The Dilemma, Can Art Afford to Be Clean?


Here lies the paradox. Cultural institutions need money. Public funding is shrinking in many countries, down by 11% in France since 2018, and more in the UK. Private partnerships, even with problematic donors, can make the difference between survival and closure.

But audiences, especially Gen Z and Millennials, are becoming more vigilant.

The age of passive consumption is fading.


Transparency, ethics, and coherence now matter more than ever.


Artists, too, are resisting.

In 2023, the French collective “Décrochez-moi ça” launched actions against corporate artwashing, staging symbolic "cleaning" performances in museums partnered with polluting companies.

The impact? Discussions in the media, boardroom debates, and, in some cases, actual sponsorship withdrawals.


What’s Next? Toward Ethical Partnerships


The solution isn’t simple. But some paths are emerging:

  • Clear ethical charters for sponsorships (like those adopted by the Van Gogh Museum or the National Theatre in London).
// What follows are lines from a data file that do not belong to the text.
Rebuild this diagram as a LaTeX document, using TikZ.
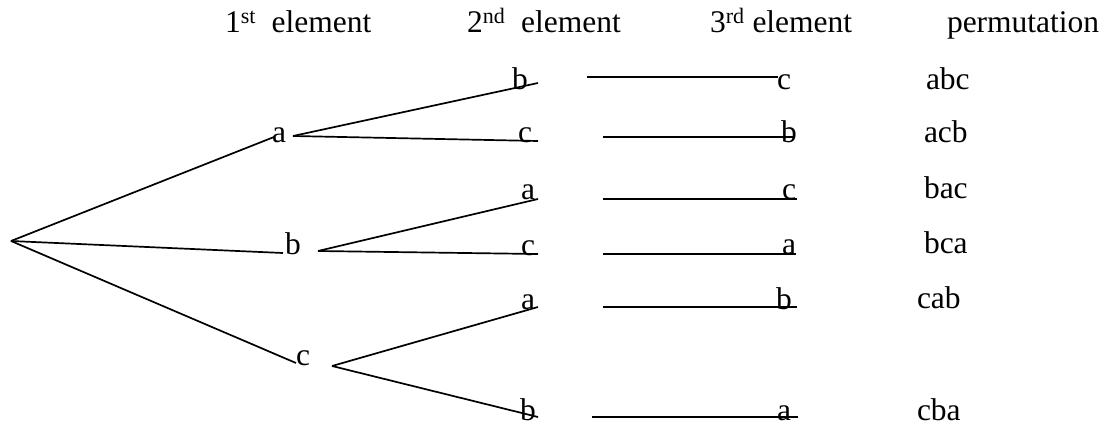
\documentclass[tikz,border=0pt]{standalone}
\usepackage{fontspec}
\setmainfont{Liberation Serif}
\begin{document}
\begin{tikzpicture}[x=1pt,y=-1pt,
  lbl/.style={anchor=base west,inner sep=0pt,outer sep=0pt,
    font=\fontsize{31.5}{36}\selectfont},
  branch/.style={line width=1.7pt,line cap=butt}]
\useasboundingbox (0,0) rectangle (1106,425);

% column headings
\node[lbl] (h1) at (225,33) {1\textsuperscript{st}\ \ element};
\node[lbl] (h2) at (467,33) {2\textsuperscript{nd}\ \ element};
\node[lbl] (h3) at (710,33) {3\textsuperscript{rd} element};
\node[lbl] (h4) at (947,33) {permutation};

% first element
\node[lbl] (a) at (272,143) {a};
\node[lbl] (b) at (285,254) {b};
\node[lbl] (c) at (296,365) {c};

% second element
\node[lbl] (ab) at (512,90) {b};
\node[lbl] (ac) at (518,143) {c};
\node[lbl] (ba) at (521,200) {a};
\node[lbl] (bc) at (521,255) {c};
\node[lbl] (ca) at (521,309) {a};
\node[lbl] (cb) at (520,420) {b};

% third element
\node[lbl] (abc3) at (777,90) {c};
\node[lbl] (acb3) at (781,143) {b};
\node[lbl] (bac3) at (782,199) {c};
\node[lbl] (bca3) at (782,254) {a};
\node[lbl] (cab3) at (776,309) {b};
\node[lbl] (cba3) at (777,420) {a};

% permutations
\node[lbl] (p1) at (926,90) {abc};
\node[lbl] (p2) at (924,143) {acb};
\node[lbl] (p3) at (924,198) {bac};
\node[lbl] (p4) at (924,253) {bca};
\node[lbl] (p5) at (917,308) {cab};
\node[lbl] (p6) at (917,420) {cba};

% branch points
\coordinate (root) at (11,241);
\coordinate (ra) at (274,137);
\coordinate (rb) at (283,253);
\coordinate (rc) at (296,363);
\coordinate (a0) at (293,136);
\coordinate (b0) at (318,251);
\coordinate (c0) at (332,366);
\coordinate (ab1) at (538,83);
\coordinate (ac1) at (538,141);
\coordinate (ba1) at (538,199);
\coordinate (bc1) at (538,254);
\coordinate (ca1) at (538,307);
\coordinate (cb1) at (538,417);
% third-level segments
\coordinate (s1) at (587,77);  \coordinate (e1) at (778,77);
\coordinate (s2) at (603,137); \coordinate (e2) at (794,137);
\coordinate (s3) at (603,199); \coordinate (e3) at (797,199);
\coordinate (s4) at (603,254); \coordinate (e4) at (796,254);
\coordinate (s5) at (603,307); \coordinate (e5) at (797,307);
\coordinate (s6) at (592,417); \coordinate (e6) at (798,417);

\draw[branch] (root) -- (ra);
\draw[branch] (root) -- (rb);
\draw[branch] (root) -- (rc);
\draw[branch] (a0) -- (ab1);
\draw[branch] (a0) -- (ac1);
\draw[branch] (b0) -- (ba1);
\draw[branch] (b0) -- (bc1);
\draw[branch] (c0) -- (ca1);
\draw[branch] (c0) -- (cb1);
\draw[branch] (s1) -- (e1);
\draw[branch] (s2) -- (e2);
\draw[branch] (s3) -- (e3);
\draw[branch] (s4) -- (e4);
\draw[branch] (s5) -- (e5);
\draw[branch] (s6) -- (e6);
\end{tikzpicture}
\end{document}
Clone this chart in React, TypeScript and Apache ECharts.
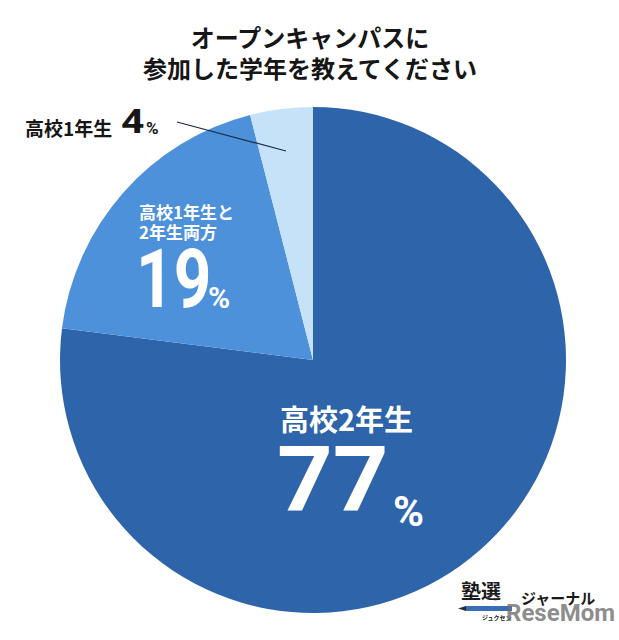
import React, { useEffect, useRef } from "react";
import * as echarts from "echarts";

const titleLines = ["オープンキャンパスに", "参加した学年を教えてください"];
const categories = ["高校2年生", "高校1年生と2年生両方", "高校1年生"];
const values = [77, 19, 4];
const sliceColors = ["#2e65aa", "#4c91da", "#c5e2f8"];

const JP = '"Noto Sans CJK JP", "Noto Sans", sans-serif';
const NUM = 'Roboto, "Noto Sans", sans-serif';

function txt(x: number, y: number, text: string, font: string, fill: string, extra: any = {}) {
  return {
    type: "text",
    x,
    y,
    z: 100,
    ...extra,
    style: { text, font, fill, align: "left", verticalAlign: "middle", ...(extra.style || {}) },
  };
}

export default function App() {
  const ref = useRef<HTMLDivElement>(null);
  useEffect(() => {
    if (!ref.current) return;
    const chart = echarts.init(ref.current, undefined, { renderer: "svg" });
    const option: any = {
      animation: false,
      backgroundColor: "#ffffff",
      series: [
        {
          type: "pie",
          z: 2,
          center: [313, 360],
          radius: [0, 253],
          startAngle: 90,
          clockwise: true,
          label: { show: false },
          labelLine: { show: false },
          emphasis: { disabled: true },
          itemStyle: { borderWidth: 0 },
          data: categories.map((name, i) => ({
            name,
            value: values[i],
            itemStyle: { color: sliceColors[i] },
          })),
        },
      ],
      graphic: [
        txt(310, 36, titleLines[0], `bold 24px ${JP}`, "#161616", { style: { align: "center" } }),
        txt(310, 67, titleLines[1], `bold 24px ${JP}`, "#161616", { style: { align: "center" } }),
        // 4% label (outside)
        txt(25, 127, categories[2], `bold 19px ${JP}`, "#161616"),
        txt(121, 121, String(values[2]), `bold 34px ${NUM}`, "#161616", { scaleX: 1.2 }),
        txt(146, 128, "%", `bold 17px ${NUM}`, "#161616"),
        {
          type: "line",
          z: 100,
          shape: { x1: 177, y1: 122, x2: 286, y2: 151 },
          style: { stroke: "#1c2a48", lineWidth: 1.2 },
        },
        // 19% label
        txt(139, 211, "高校1年生と", `bold 17px ${JP}`, "#ffffff"),
        txt(139, 231, "2年生両方", `bold 17px ${JP}`, "#ffffff"),
        txt(136, 279, String(values[1]), `bold 82px ${NUM}`, "#ffffff", { scaleX: 0.8 }),
        txt(208, 297, "%", `bold 30px ${NUM}`, "#ffffff"),
        // 77% label
        txt(280, 418, categories[0], `bold 29px ${JP}`, "#ffffff"),
        txt(277, 480, String(values[0]), `bold 90px ${NUM}`, "#ffffff", { scaleX: 1.08 }),
        txt(393, 511, "%", `bold 42px ${NUM}`, "#ffffff"),
        // logo
        txt(461, 590, "塾選", `bold 20px ${JP}`, "#1a1a1a"),
        txt(521, 597, "ジャーナル", `bold 15px ${JP}`, "#1a1a1a"),
        {
          type: "rect",
          z: 100,
          shape: { x: 466, y: 606, width: 46, height: 5 },
          style: { fill: "#3a6db6" },
        },
        {
          type: "polygon",
          z: 100,
          shape: { points: [[458, 608.5], [466, 606], [466, 611]] },
          style: { fill: "#2b2b2b" },
        },
        txt(482, 617, "ジュクセン", `bold 6px ${JP}`, "#1a1a1a"),
        txt(506, 613, "ReseMom", `bold 24px ${NUM}`, "rgba(110,110,110,0.8)"),
      ],
    };
    chart.setOption(option);
    return () => chart.dispose();
  }, []);
  return (
    <div
      ref={ref}
      style={{ position: "fixed", left: 0, top: 0, width: 619, height: 640 }}
    />
  );
}
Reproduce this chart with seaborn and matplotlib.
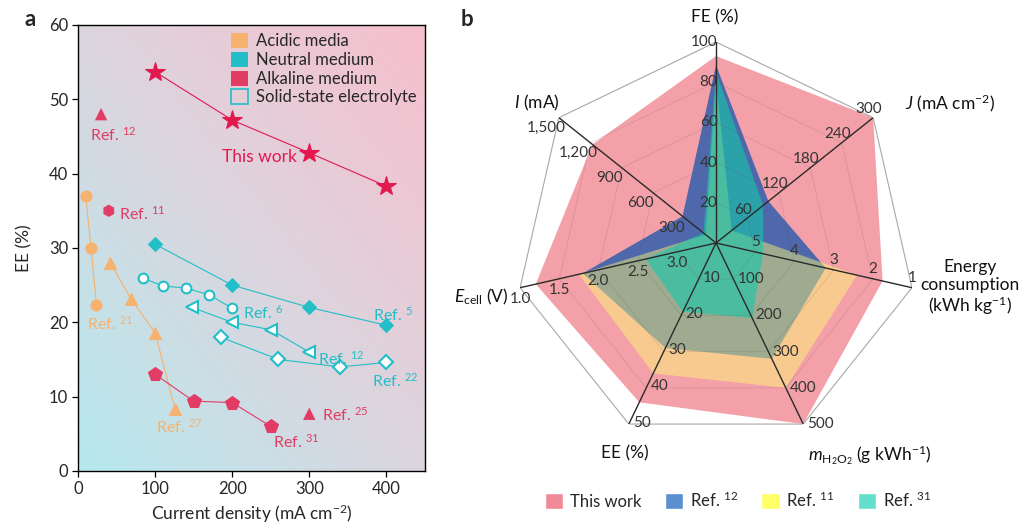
import numpy as np
import matplotlib
matplotlib.use("Agg")
import matplotlib.pyplot as plt
import seaborn as sns
from matplotlib.colors import LinearSegmentedColormap
from matplotlib.patches import Patch

# ---- panel a: EE (%) vs current density (mA cm-2)
this_work_j = [100, 200, 300, 400]
this_work_ee = [53.7, 47.2, 42.8, 38.3]
ref21_j = [10, 17, 24]
ref21_ee = [37, 30, 22.3]
ref27_j = [42, 69, 100, 126]
ref27_ee = [28, 23.1, 18.6, 8.3]
ref5_j = [100, 200, 300, 400]
ref5_ee = [30.5, 25, 22, 19.6]
ref6_j = [85, 110, 140, 170, 200]
ref6_ee = [25.9, 24.9, 24.6, 23.7, 21.9]
ref12s_j = [148, 200, 250, 300]
ref12s_ee = [22, 20, 19, 16]
ref22_j = [185, 260, 340, 400]
ref22_ee = [18, 15, 14, 14.6]
ref31_j = [100, 150, 200, 250]
ref31_ee = [13, 9.4, 9.2, 6]
ref12a_j, ref12a_ee = [30], [48]
ref11a_j, ref11a_ee = [40], [35]
ref25a_j, ref25a_ee = [300], [7.7]

# ---- panel b: radar chart
radar_names = ["FE", "J", "Energy", "m", "EE", "Ecell", "I"]
radar_lo = [0, 0, 6, 0, 0, 3.5, 0]
radar_hi = [100, 300, 1, 500, 50, 1.0, 1500]
radar_ticks = [[20, 40, 60, 80, 100],
               [60, 120, 180, 240, 300],
               [5, 4, 3, 2, 1],
               [100, 200, 300, 400, 500],
               [10, 20, 30, 40, 50],
               [3.0, 2.5, 2.0, 1.5, 1.0],
               [300, 600, 900, 1200, 1500]]
radar_tick_labels = [["20", "40", "60", "80", "100"],
                     ["60", "120", "180", "240", "300"],
                     ["5", "4", "3", "2", "1"],
                     ["100", "200", "300", "400", "500"],
                     ["10", "20", "30", "40", "50"],
                     ["3.0", "2.5", "2.0", "1.5", "1.0"],
                     ["300", "600", "900", "1,200", "1,500"]]
radar_this_work = [93, 300, 1.75, 500, 44, 1.2, 1180]
radar_ref12 = [88.5, 100, 3.2, 320, 29, 1.8, 320]
radar_ref11 = [81, 30, 2.4, 400, 36, 1.75, 100]
radar_ref31 = [85, 90, 4.8, 207, 19, 2.6, 120]

sns.set_theme(style="ticks")
plt.rcParams['font.family'] = ['Lato', 'DejaVu Sans']
plt.rcParams['mathtext.fontset'] = 'custom'
plt.rcParams['mathtext.rm'] = 'Lato'
plt.rcParams['mathtext.it'] = 'Lato:italic'
plt.rcParams['mathtext.bf'] = 'Lato:bold'

ACID = "#f7b26f"
NEUT = "#22bfc8"
ALK = "#e23c64"
STAR = "#e3184f"

fig = plt.figure(figsize=(10.27, 5.26), dpi=100)

# ================= panel a =================
ax = fig.add_axes([0.0759, 0.1046, 0.3379, 0.848])
cmap = LinearSegmentedColormap.from_list("bg", ["#b6e9ef", "#dcd5de", "#f7bfcd"])
gx, gy = np.meshgrid(np.linspace(0, 1, 200), np.linspace(0, 1, 200))
ax.imshow((gx + gy) / 2, extent=[0, 450, 0, 60], origin="lower", aspect="auto",
          cmap=cmap, zorder=0)

lw = 0.8
sns.lineplot(x=this_work_j, y=this_work_ee, ax=ax, color=STAR, lw=lw, marker="*",
             markersize=15, markeredgecolor=STAR, zorder=3)
sns.lineplot(x=ref21_j, y=ref21_ee, ax=ax, color=ACID, lw=lw, marker="o",
             markersize=8, markeredgecolor=ACID, zorder=3)
sns.lineplot(x=ref27_j, y=ref27_ee, ax=ax, color=ACID, lw=lw, marker="^",
             markersize=9, markeredgecolor=ACID, zorder=3)
sns.lineplot(x=ref5_j, y=ref5_ee, ax=ax, color=NEUT, lw=lw, marker="D",
             markersize=7, markeredgecolor=NEUT, zorder=3)
sns.lineplot(x=ref6_j, y=ref6_ee, ax=ax, color=NEUT, lw=lw, marker="o",
             markersize=7, markerfacecolor="white", markeredgecolor=NEUT,
             markeredgewidth=1.5, zorder=3)
sns.lineplot(x=ref12s_j, y=ref12s_ee, ax=ax, color=NEUT, lw=lw, marker="<",
             markersize=8, markerfacecolor="white", markeredgecolor=NEUT,
             markeredgewidth=1.5, zorder=3)
sns.lineplot(x=ref22_j, y=ref22_ee, ax=ax, color=NEUT, lw=lw, marker="D",
             markersize=7, markerfacecolor="white", markeredgecolor=NEUT,
             markeredgewidth=1.5, zorder=3)
sns.lineplot(x=ref31_j, y=ref31_ee, ax=ax, color=ALK, lw=lw, marker="p",
             markersize=10, markeredgecolor=ALK, zorder=3)
for xs, ys, mk in [(ref12a_j, ref12a_ee, "^"), (ref11a_j, ref11a_ee, "h"),
                   (ref25a_j, ref25a_ee, "^")]:
    sns.scatterplot(x=xs, y=ys, ax=ax, color=ALK, marker=mk, s=80,
                    edgecolor="none", zorder=3)

fs_ref = 11.5
notes = [(15, 45.2, "12", ALK), (53, 34.6, "11", ALK), (12, 19.8, "21", ACID),
         (101, 5.9, "27", ACID), (383, 21.0, "5", NEUT), (214, 21.3, "6", NEUT),
         (311, 15.1, "12", NEUT), (381, 12.1, "22", NEUT), (316, 7.5, "25", ALK),
         (253, 3.9, "31", ALK)]
for x, y, n, c in notes:
    ax.text(x, y, "Ref. $^{%s}$" % n, color=c, fontsize=fs_ref, va="center", ha="left")
ax.text(187, 42.2, "This work", color=STAR, fontsize=12.5, va="center", ha="left")

ax.set_xlim(0, 450)
ax.set_ylim(0, 60)
ax.set_xticks([0, 100, 200, 300, 400])
ax.set_yticks([0, 10, 20, 30, 40, 50, 60])
ax.tick_params(labelsize=12, length=4, width=0.9, color="black", pad=3)
for s in ax.spines.values():
    s.set_color("black")
    s.set_linewidth(1.0)
ax.set_xlabel("Current density (mA cm$^{-2}$)", fontsize=12.5, labelpad=4)
ax.set_ylabel("EE (%)", fontsize=12.5, labelpad=12)

handles = [Patch(facecolor=ACID, edgecolor="none", label="Acidic media"),
           Patch(facecolor=NEUT, edgecolor="none", label="Neutral medium"),
           Patch(facecolor=ALK, edgecolor="none", label="Alkaline medium"),
           Patch(facecolor="none", edgecolor=NEUT, lw=1.2, label="Solid-state electrolyte")]
ax.legend(handles=handles, loc="upper right", frameon=False, fontsize=12,
          handlelength=1.0, handleheight=1.0, handletextpad=0.5, labelspacing=0.15,
          borderaxespad=0.3, borderpad=0.2)

fig.text(0.024, 0.962, "a", fontsize=16, fontweight="bold", va="center")
fig.text(0.449, 0.962, "b", fontsize=16, fontweight="bold", va="center")

# ================= panel b =================
rx = fig.add_axes([0.5015, 0.1559, 0.3914, 0.7643], projection="polar")
rx.set_theta_offset(np.pi / 2)
rx.set_theta_direction(-1)
rx.set_ylim(0, 1)
rx.grid(False)
rx.spines["polar"].set_visible(False)
rx.set_xticks([])
rx.set_yticks([])
rx.patch.set_alpha(0)

n_ax = len(radar_names)
theta = np.linspace(0, 2 * np.pi, n_ax, endpoint=False)
theta_c = np.append(theta, theta[0])
lo = np.array(radar_lo, dtype=float)
hi = np.array(radar_hi, dtype=float)


def norm(vals):
    r = (np.array(vals, dtype=float) - lo) / (hi - lo)
    return np.append(r, r[0])


series = [(radar_this_work, "#f07c88", 0.72),
          (radar_ref12, "#325fac", 0.85),
          (radar_ref11, "#ffff70", 0.45),
          (radar_ref31, "#14c8aa", 0.6)]
for vals, col, a in series:
    rx.fill(theta_c, norm(vals), color=col, alpha=a, lw=0, zorder=2)

# heptagon rings
for k in range(5):
    ring = [radar_ticks[i][k] for i in range(n_ax)]
    if k == 4:
        rx.plot(theta_c, norm(ring), color="#a8a8a8", lw=0.8, zorder=3)
    else:
        rx.plot(theta_c, norm(ring), color="#555555", lw=0.6, alpha=0.18, zorder=3)
# spokes
for t in theta:
    rx.plot([t, t], [0, 1], color="#2a2a2a", lw=1.0, zorder=4)

tick_style = [("right", "center", 1, 0), ("center", "bottom", -3, 1),
              ("center", "bottom", 0, 2), ("left", "center", 3, 0),
              ("left", "center", 3, 1), ("center", "top", 0, -3),
              ("center", "center", -9, -7)]
for i in range(n_ax):
    ha, va, dx, dy = tick_style[i]
    rs = (np.array(radar_ticks[i], dtype=float) - lo[i]) / (hi[i] - lo[i])
    for r, lab in zip(rs, radar_tick_labels[i]):
        rx.annotate(lab, (theta[i], r), xytext=(dx, dy), textcoords="offset points",
                    ha=ha, va=va, fontsize=11, color="#333333", zorder=5,
                    annotation_clip=False)

W, H = 1027.0, 526.0
def ftext(px, py, s, **kw):
    fig.text(px / W, 1 - py / H, s, color="#111111", **kw)

ftext(715, 17, "FE (%)", ha="center", va="center", fontsize=12.5)
ftext(905, 103, "$J$ (mA cm$^{-2}$)", ha="left", va="center", fontsize=12.5)
ftext(970, 288, "Energy\nconsumption\n(kWh kg$^{-1}$)", ha="center", va="center",
      linespacing=1.1, fontsize=12.5)
ftext(870, 455, "$m_{\\mathrm{H_2O_2}}$ (g kWh$^{-1}$)", ha="center", va="center",
      fontsize=12.5)
ftext(625, 453, "EE (%)", ha="center", va="center", fontsize=12.5)
ftext(508, 297, "$E_{\\mathrm{cell}}$ (V)", ha="right", va="center", fontsize=12.5)
ftext(537, 103, "$I$ (mA)", ha="center", va="center", fontsize=12.5)

leg_handles = [Patch(facecolor="#f08a96", label="This work"),
               Patch(facecolor="#5b8fd0", label="Ref. $^{12}$"),
               Patch(facecolor="#ffff66", label="Ref. $^{11}$"),
               Patch(facecolor="#62e0cc", label="Ref. $^{31}$")]
fig.legend(handles=leg_handles, loc="center", bbox_to_anchor=(738 / W, 1 - 500 / H),
           ncol=4, frameon=False, fontsize=12, handlelength=1.1, handleheight=1.1,
           handletextpad=0.4, columnspacing=1.4)

fig.savefig("out.png", dpi=100)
  • New funding models, including cooperative patronage, crowdfunding, and artist-led foundations.

  • Stronger voices from within institutions, staff, curators, and even interns pushing for more transparent, value-driven decisions.



In an age where image is currency, art has become more than a cultural expression. It’s a public relations tool. Whether through street art commissions in gentrifying neighborhoods, flashy exhibitions backed by ethically questionable corporations, or “inclusive” campaigns launched by brands with opaque labor practices, art is increasingly co-opted not to challenge the system, but to beautify it and to cover for corporate or political agendas. It risks becoming part of the problem it once sought to expose.


The question is no longer whether art can change the world but whether we can still tell when it’s being used to keep things exactly as they are.